When should we fix bugs?

I worked once in a team that struggled to fix bugs in the mobile apps we were developing. Unless defects were blatantly obvious and had a serious impact for users, for example if they prevented signing up, so-called product work was always prioritised over fixing them.

The most immediate consequence, from an organisational perspective, was that the list of bugs kept growing as users and stakeholders continued filing them. This had an impact on the morale of the team because we thought we would never be able to catch up.

I also had the impression that a sense of disinterest on some employees and stakeholders had set in. As if they were thinking “if they’re not going to be fixed, why bother reporting them?”. That’s completely understandable, but it meant that there might be bugs we didn’t know about.

But what was probably worse is that deferring working on these issues would eventually damage the brand and bring the satisfaction of users down. This effect, described more in detail in Death by a Thousand Papercuts, is actually difficult to detect and measure because it only develops over time and it’s not easy to attribute to a single cause.

Enter the defect policy matrix

Faced with this problem, I proposed the team two changes in our processes to try and improve the situation.

The first one was committing to work on at least two bugs on every iteration1. The idea was not so much that we would decrease the list of bugs, but rather to get everyone used to a steady rhythm of fixing defects.

The second was using a defect policy matrix to triage bugs as they were coming into our backlog. We would assign a severity level to each bug based on the number of occurrences and the number of users affected. Then we would prioritise bugs according to their severity, addressing the ones with the highest value first.

This approach worked pretty well for a while. We were able to fix many bugs and reduce the backlog significantly.

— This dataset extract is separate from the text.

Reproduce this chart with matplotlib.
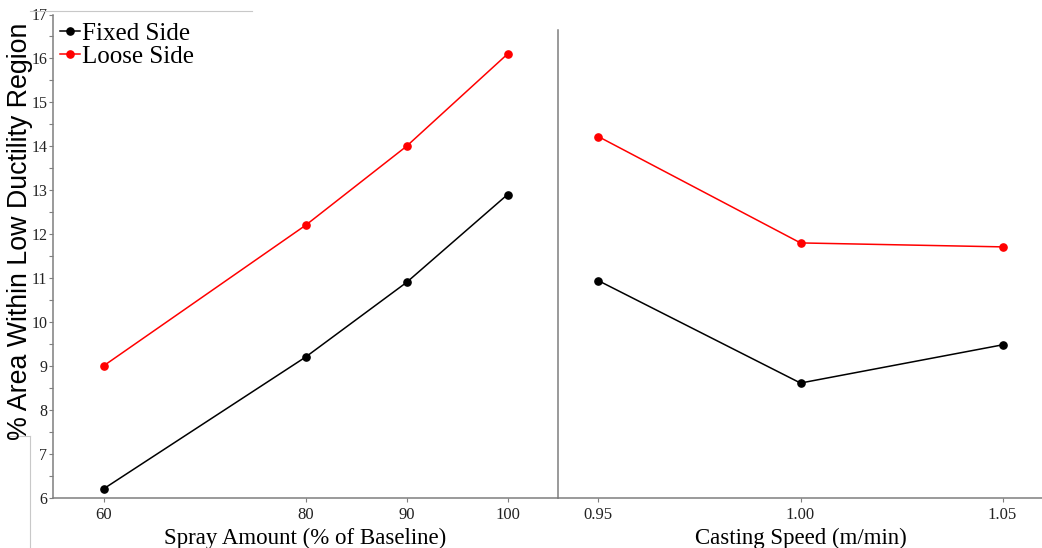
import matplotlib
matplotlib.use("Agg")
import matplotlib.pyplot as plt
from matplotlib.lines import Line2D
from matplotlib.ticker import MultipleLocator, FixedLocator

# Spray amount study (% of baseline)
spray_amount = [60, 80, 90, 100]
spray_fixed = [6.2, 9.2, 10.9, 12.9]
spray_loose = [9.0, 12.2, 14.0, 16.1]

# Casting speed study (m/min)
casting_speed = [0.95, 1.00, 1.05]
speed_fixed = [10.94, 8.61, 9.48]
speed_loose = [14.22, 11.80, 11.71]

series_labels = ["Fixed Side", "Loose Side"]
series_colors = ["#000000", "#ff0000"]

spray_ticks = [60, 80, 90, 100]
speed_ticks = [0.95, 1.00, 1.05]
speed_ticklabels = ["0.95", "1.00", "1.05"]

SERIF = "Liberation Serif"
SANS = "Liberation Sans"
SPINE = "#7f7f7f"

W, H = 1042, 548
fig = plt.figure(figsize=(W / 100, H / 100), dpi=100)

def fx(px):
    return px / W

def fy(py):
    return 1 - py / H

bottom = fy(497.7)
top = fy(14.5)
ax1 = fig.add_axes([fx(53), bottom, fx(505), top - bottom])
ax2 = fig.add_axes([fx(558), bottom, fx(485), top - bottom])

ymin, ymax = 6, 17
for ax in (ax1, ax2):
    ax.set_ylim(ymin, ymax)
    ax.spines["top"].set_visible(False)
    ax.spines["right"].set_visible(False)
    for s in ("left", "bottom"):
        ax.spines[s].set_color(SPINE)
        ax.spines[s].set_linewidth(1.1)
    ax.tick_params(axis="x", direction="out", length=3, width=0.8, color=SPINE,
                   pad=4, labelsize=12, labelcolor="#222222")
    ax.patch.set_alpha(0)

# Left panel: spray amount
for vals, color in zip([spray_fixed, spray_loose], series_colors):
    ax1.plot(spray_amount, vals, color=color, lw=1.1, marker="o", ms=5.2,
             clip_on=False)
ax1.set_xlim(55, 105)
ax1.xaxis.set_major_locator(FixedLocator(spray_ticks))
ax1.yaxis.set_major_locator(MultipleLocator(1))
ax1.yaxis.set_minor_locator(MultipleLocator(0.5))
ax1.tick_params(axis="y", which="both", direction="out", length=3, width=0.8,
                color=SPINE, pad=1, labelsize=11.5, labelcolor="#222222")
for lab in ax1.get_xticklabels() + ax1.get_yticklabels():
    lab.set_fontfamily(SERIF)
ax1.set_xlabel("Spray Amount (% of Baseline)", fontfamily=SERIF, fontsize=16.5,
               labelpad=3)

# Right panel: casting speed
for vals, color in zip([speed_fixed, speed_loose], series_colors):
    ax2.plot(casting_speed, vals, color=color, lw=1.1, marker="o", ms=5.2,
             clip_on=False)
ax2.set_xlim(0.94, 1.06)
ax2.xaxis.set_major_locator(FixedLocator(speed_ticks))
ax2.set_xticklabels(speed_ticklabels)
ax2.set_yticks([])
ax2.spines["left"].set_bounds(ymin, 16.65)
for lab in ax2.get_xticklabels():
    lab.set_fontfamily(SERIF)
ax2.set_xlabel("Casting Speed (m/min)", fontfamily=SERIF, fontsize=16.5,
               labelpad=3)

# Shared y label
fig.text(fx(20), fy(231), "% Area Within Low Ductility Region", rotation=90,
         ha="center", va="center", fontfamily=SANS, fontsize=19.3)

# Legend
handles = [Line2D([], [], color=c, lw=1.1, marker="o", ms=5.2)
           for c in series_colors]
ax1.legend(handles, series_labels, loc="upper left",
           bbox_to_anchor=(fx(7) / fx(505), 1 - 8 / 483), frameon=False,
           prop={"family": SERIF, "size": 18}, handlelength=0.8,
           handletextpad=0.1, labelspacing=0.0, borderpad=0.0,
           borderaxespad=0.0)

# Thin frame lines along the page edges
edge = "#c8c8c8"
fig.add_artist(Line2D([fx(30), fx(252)], [fy(11), fy(11)], color=edge, lw=0.8))
fig.add_artist(Line2D([fx(30), fx(30)], [fy(436), fy(548)], color=edge, lw=0.8))
fig.add_artist(Line2D([fx(8), fx(30)], [fy(436), fy(436)], color=edge, lw=0.8))

fig.savefig("out.png", dpi=100)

And more importantly, everyone was confident now that we were actively working on them. If we were not doing more was due to either capacity constraints or competing priorities, i.e. keeping a balance on every iteration between addressing bugs and product features.

However, many “paper cuts” remained there because those with a higher severity assessment were routinely planned to be worked on first. The most important problems got fixed sooner, which was good, but small nuisances kept bothering users.

Dealing with papercuts

Some time later, inspired by Death by a Thousand Papercuts, our Product Owner proposed scheduling some fixed time on a regular basis to work only on paper cuts. Something like one day every two months or so.

This was the perfect complement because now we had an opportunity to trim the backlog “from the bottom”. We even found ourselves prioritising paper cuts by our own perceived level of annoyance. At the end of the day we were also users of our apps, so we more or less knew.

But even with all these improvements, some bugs still lived in a kind of limbo. They were not planned in our regular iterations because of their low severity assessment. And they almost never made it into our “paper cuts sessions” either because they were not annoying enough. Moreover, they had been reported so long ago that fixing them often took longer than usual, just because we needed to remember the context in which they occurred.

The best moment to fix a bug might be now

One day I was doing exploratory testing in our apps to verify the behaviour of a component. I noticed three subtle bugs related to it in different parts of the system, but as I was filing them I quickly realised they were not going to be fixed any time soon.

Then I had a thought. I knew the context, I knew how to reproduce the issues and I also had a relatively good idea of where the problem was in the code. What if I took the time to address them now? So I made a bet, started working on them immediately and, lo and behold, I had them fixed in approximately three hours.

That reminded me of an article from Allen Holub in which he suggested a kinda provocative idea: when you discover a bug, either fix it as soon as possible or don’t add it to the backlog. The main reason is to avoid waste and focus on quality. It often happens that when you discover a bug is when you have the best context and knowledge; the more you delay working on it, the more you need to spend later fixing it. So you keep the list of bugs small by preventing them enter the system in the first place.

I think that this approach works pretty well when bugs are discovered soon after a change is made to the system. My recent experience, when I was able to fix three bugs in a short time because I had the knowledge fresh in my head, had just shown it.

For features that have been developed a long time ago, I would argue that bugs still deserve going through some sort of prioritisation and living in the backlog for a while to give them a chance.

But if I had to choose one of the two approaches, all these years working on different teams and products have led me to believe that fixing bugs the moment we discover them is probably more effective. We might have to pay the price of slightly delaying work that has already been planned. But on the upside it will help keep the product in a consistently good quality, if not improved, over time.

  1. We were working within a Scrum setup, with two-week sprints. But a similar approach would have worked with any other methodology.